Tem um filme na Netflix que vai tocar seu coração e deixar sua alma mais leve — e você provavelmente ainda não assistiu Divulgação / Netflix

Tem um filme na Netflix que vai tocar seu coração e deixar sua alma mais leve — e você provavelmente ainda não assistiu

Definir um filme sobre a infância como “encantador” pode ser um atalho perigoso para a banalidade, já que essa fase da vida carrega naturalmente tanto o deslumbre quanto a desilusão. No entanto, se essa for a métrica, “O Trem Italiano da Felicidade” se impõe como um espetáculo hipnótico, orquestrado por Cristina Comencini com a perícia de quem compreende que os sonhos infantis não existem isolados da dureza do mundo. Oriunda de um clã de cineastas habituados a mergulhar nos abismos da memória, Comencini recupera um episódio incômodo da história italiana, situando-o numa região onde as cicatrizes do passado não se apagam nem após séculos, camuflando angústias universais sob um verniz de peculiar melancolia.

Baseado no romance homônimo de Viola Ardone, publicado em 2019, e adaptado por Furio Andreotti e Giulia Calenda, o filme nos leva à Nápoles devastada do pós-guerra, guiando-se pela ótica de um menino de oito anos imerso num cenário de fome e desesperança. O resgate literário promovido por Comencini vai além do mero retrato histórico, funcionando como uma provocação que insiste em esgarçar feridas ainda sensíveis. Não à toa, Andreotti e Calenda também assinam o roteiro de “Ainda Temos o Amanhã” (2023), outra incursão pela Itália arruinada dos anos 1940, época que, mesmo transcorridas oito décadas, ainda ecoa nas fraturas do presente.
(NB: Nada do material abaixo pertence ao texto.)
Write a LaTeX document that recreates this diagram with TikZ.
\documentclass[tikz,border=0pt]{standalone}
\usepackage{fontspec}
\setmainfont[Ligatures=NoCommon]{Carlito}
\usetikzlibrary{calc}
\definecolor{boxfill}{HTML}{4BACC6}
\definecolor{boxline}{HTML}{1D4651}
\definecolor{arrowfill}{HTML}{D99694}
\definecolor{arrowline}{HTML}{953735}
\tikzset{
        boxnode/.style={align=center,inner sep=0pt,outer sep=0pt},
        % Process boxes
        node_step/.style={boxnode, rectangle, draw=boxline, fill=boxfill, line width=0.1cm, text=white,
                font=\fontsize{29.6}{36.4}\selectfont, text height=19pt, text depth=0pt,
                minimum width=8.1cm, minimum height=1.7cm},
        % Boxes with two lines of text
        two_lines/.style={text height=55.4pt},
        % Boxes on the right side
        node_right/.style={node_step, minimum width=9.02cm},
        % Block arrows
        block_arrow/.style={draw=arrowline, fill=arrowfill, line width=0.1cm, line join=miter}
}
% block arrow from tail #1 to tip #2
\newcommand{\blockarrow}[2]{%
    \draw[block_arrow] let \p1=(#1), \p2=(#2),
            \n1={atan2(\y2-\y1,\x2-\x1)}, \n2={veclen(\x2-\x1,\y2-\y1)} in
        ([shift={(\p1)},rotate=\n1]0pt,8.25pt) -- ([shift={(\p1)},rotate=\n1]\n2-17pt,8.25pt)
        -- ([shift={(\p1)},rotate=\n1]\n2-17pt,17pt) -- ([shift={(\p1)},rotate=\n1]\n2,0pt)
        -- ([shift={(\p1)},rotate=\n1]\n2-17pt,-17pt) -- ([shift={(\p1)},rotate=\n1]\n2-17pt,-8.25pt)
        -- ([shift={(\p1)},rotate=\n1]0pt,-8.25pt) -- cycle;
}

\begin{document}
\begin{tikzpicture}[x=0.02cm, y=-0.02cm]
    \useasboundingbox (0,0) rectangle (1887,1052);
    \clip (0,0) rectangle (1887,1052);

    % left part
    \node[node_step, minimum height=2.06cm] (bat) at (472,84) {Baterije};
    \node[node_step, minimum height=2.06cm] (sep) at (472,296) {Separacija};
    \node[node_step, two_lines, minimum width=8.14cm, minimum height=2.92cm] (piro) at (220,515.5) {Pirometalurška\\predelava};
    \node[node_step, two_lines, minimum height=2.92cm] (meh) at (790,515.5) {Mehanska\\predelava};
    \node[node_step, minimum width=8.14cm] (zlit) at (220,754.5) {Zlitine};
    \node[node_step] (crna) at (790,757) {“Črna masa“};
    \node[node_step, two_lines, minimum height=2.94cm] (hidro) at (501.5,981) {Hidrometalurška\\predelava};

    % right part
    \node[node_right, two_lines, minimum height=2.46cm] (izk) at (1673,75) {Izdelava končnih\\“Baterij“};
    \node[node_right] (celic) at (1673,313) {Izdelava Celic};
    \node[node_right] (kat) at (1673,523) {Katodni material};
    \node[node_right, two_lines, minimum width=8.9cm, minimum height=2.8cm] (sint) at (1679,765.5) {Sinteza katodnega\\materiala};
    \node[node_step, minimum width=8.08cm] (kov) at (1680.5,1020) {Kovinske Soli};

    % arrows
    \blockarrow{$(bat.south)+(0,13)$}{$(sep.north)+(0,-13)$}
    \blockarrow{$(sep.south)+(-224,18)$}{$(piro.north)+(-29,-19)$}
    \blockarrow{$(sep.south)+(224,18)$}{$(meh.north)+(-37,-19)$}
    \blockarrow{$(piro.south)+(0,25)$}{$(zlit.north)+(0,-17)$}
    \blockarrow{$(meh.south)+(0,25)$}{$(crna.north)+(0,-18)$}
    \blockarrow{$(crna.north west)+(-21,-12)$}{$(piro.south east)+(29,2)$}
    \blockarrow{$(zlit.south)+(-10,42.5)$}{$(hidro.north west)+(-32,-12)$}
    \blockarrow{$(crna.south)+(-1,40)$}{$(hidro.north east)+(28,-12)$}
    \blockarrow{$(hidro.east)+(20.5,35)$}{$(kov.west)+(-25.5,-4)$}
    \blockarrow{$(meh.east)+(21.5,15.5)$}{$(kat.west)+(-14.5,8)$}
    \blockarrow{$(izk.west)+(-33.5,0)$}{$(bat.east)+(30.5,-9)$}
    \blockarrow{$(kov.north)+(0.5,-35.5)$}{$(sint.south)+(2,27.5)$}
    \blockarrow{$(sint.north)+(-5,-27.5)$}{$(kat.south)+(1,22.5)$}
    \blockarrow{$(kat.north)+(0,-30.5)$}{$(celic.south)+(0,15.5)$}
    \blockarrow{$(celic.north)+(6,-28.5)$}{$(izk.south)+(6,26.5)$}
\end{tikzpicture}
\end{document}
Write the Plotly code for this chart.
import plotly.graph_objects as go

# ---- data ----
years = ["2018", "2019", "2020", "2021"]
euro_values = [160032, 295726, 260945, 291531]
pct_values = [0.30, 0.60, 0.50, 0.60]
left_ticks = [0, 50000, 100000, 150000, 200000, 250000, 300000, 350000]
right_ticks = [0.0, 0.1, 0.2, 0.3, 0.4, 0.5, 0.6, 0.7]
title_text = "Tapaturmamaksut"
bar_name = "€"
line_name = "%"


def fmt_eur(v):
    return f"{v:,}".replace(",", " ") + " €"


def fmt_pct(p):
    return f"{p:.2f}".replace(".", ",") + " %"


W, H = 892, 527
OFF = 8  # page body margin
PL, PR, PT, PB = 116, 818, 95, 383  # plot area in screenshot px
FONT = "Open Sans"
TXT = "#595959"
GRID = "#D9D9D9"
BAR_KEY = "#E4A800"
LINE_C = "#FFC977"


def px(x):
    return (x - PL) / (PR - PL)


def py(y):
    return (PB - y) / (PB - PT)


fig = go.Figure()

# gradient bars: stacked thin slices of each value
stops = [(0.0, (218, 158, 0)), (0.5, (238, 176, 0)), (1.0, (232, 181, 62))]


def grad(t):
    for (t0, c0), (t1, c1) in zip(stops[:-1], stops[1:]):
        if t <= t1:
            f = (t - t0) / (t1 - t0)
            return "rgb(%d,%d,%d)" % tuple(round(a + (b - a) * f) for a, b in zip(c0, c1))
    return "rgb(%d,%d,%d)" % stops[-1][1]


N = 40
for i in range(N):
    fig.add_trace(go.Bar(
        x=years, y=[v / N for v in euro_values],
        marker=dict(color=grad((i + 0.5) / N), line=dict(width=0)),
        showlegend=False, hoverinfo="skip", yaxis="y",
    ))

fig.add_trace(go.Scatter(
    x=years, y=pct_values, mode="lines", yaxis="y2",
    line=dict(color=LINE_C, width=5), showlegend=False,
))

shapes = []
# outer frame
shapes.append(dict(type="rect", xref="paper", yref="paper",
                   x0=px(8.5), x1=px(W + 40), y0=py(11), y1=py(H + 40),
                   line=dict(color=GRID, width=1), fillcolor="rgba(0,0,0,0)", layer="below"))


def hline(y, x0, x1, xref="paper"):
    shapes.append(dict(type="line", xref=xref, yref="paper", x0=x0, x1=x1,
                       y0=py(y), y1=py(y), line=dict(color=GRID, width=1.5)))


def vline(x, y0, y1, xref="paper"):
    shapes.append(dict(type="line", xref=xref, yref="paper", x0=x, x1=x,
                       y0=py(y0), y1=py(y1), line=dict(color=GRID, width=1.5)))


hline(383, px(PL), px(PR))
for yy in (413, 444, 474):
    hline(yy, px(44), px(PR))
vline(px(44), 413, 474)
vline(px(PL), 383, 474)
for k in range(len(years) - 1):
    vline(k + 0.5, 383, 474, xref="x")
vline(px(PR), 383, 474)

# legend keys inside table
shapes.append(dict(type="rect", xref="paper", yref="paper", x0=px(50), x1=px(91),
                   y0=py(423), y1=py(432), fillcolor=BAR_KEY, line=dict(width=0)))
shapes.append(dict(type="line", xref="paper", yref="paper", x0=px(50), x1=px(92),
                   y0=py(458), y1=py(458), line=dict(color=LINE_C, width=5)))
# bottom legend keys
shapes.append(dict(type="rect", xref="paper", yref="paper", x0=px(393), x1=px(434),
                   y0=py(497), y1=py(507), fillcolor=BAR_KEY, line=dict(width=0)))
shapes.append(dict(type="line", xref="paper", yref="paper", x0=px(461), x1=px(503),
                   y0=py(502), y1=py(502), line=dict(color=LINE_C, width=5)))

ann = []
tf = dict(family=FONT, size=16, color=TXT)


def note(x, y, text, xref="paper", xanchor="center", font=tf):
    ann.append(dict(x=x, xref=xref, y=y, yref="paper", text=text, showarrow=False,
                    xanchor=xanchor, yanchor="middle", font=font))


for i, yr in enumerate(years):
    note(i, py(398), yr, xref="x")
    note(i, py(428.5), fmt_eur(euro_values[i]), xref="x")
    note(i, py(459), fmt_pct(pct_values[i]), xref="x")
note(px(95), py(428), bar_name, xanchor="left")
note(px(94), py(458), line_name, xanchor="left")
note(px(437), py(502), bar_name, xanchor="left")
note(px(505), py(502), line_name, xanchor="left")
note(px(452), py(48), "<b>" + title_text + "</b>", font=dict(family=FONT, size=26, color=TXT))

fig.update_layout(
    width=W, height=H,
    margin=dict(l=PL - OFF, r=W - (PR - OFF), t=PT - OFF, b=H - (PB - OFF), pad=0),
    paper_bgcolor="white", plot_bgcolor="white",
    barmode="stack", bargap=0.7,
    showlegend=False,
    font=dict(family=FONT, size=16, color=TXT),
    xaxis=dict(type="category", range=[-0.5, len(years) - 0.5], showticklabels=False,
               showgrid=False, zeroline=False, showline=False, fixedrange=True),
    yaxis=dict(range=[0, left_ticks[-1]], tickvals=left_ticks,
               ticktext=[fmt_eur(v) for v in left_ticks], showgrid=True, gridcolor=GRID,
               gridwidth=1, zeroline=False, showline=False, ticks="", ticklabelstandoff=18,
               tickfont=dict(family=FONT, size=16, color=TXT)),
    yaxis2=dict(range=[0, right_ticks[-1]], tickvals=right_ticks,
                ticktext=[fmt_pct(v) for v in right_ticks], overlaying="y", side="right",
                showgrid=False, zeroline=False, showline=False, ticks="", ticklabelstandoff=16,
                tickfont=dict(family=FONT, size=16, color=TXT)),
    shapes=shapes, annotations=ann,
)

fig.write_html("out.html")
A infância, quando marcada pelo trauma, torna-se um campo fértil para dores que jamais se dissipam por completo, adormecendo apenas para ressurgir de maneira inesperada. “O Trem Italiano da Felicidade” se insere na tradição de cineastas como Fellini, em “Amarcord” (1973), e Bergman, em “Fanny e Alexander” (1982), mestres na arte de transformar recordações em narrativas pungentes que rejeitam o conformismo da superfície. A história se abre com a chegada de Amerigo Benvenuti, maestro consagrado, ao Teatro Dell’Opera di Roma para um concerto. O telefonema que recebe, informando sobre a morte de sua mãe, funciona como gatilho para uma viagem íntima ao passado, devolvendo-o ao menino franzino que um dia foi, cujo corpo magro e maltratado denuncia privações que nos ultrajam.

Para muitas mães solo, como Antonietta, interpretada com precisão por Serena Rossi, enviar os filhos no trem que os conduzia do miserável sul a famílias comunistas no norte era a única esperança de um futuro minimamente digno. A relação entre ela e Amerigo, vivido com assombrosa maturidade por Christian Cervone, sustenta um dos arcos mais ricos da narrativa. Entre momentos de um humor agridoce — como as histórias delirantes sobre comunistas devoradores de crianças — e a crueza da sobrevivência nas ruas, a história equilibra tragédia e lirismo sem concessões. Comencini mantém tudo em seu devido peso, sem sentimentalismos fáceis, apenas o pulso firme de quem entende que o passado nunca é só um lugar distante, mas um espectro sempre à espreita.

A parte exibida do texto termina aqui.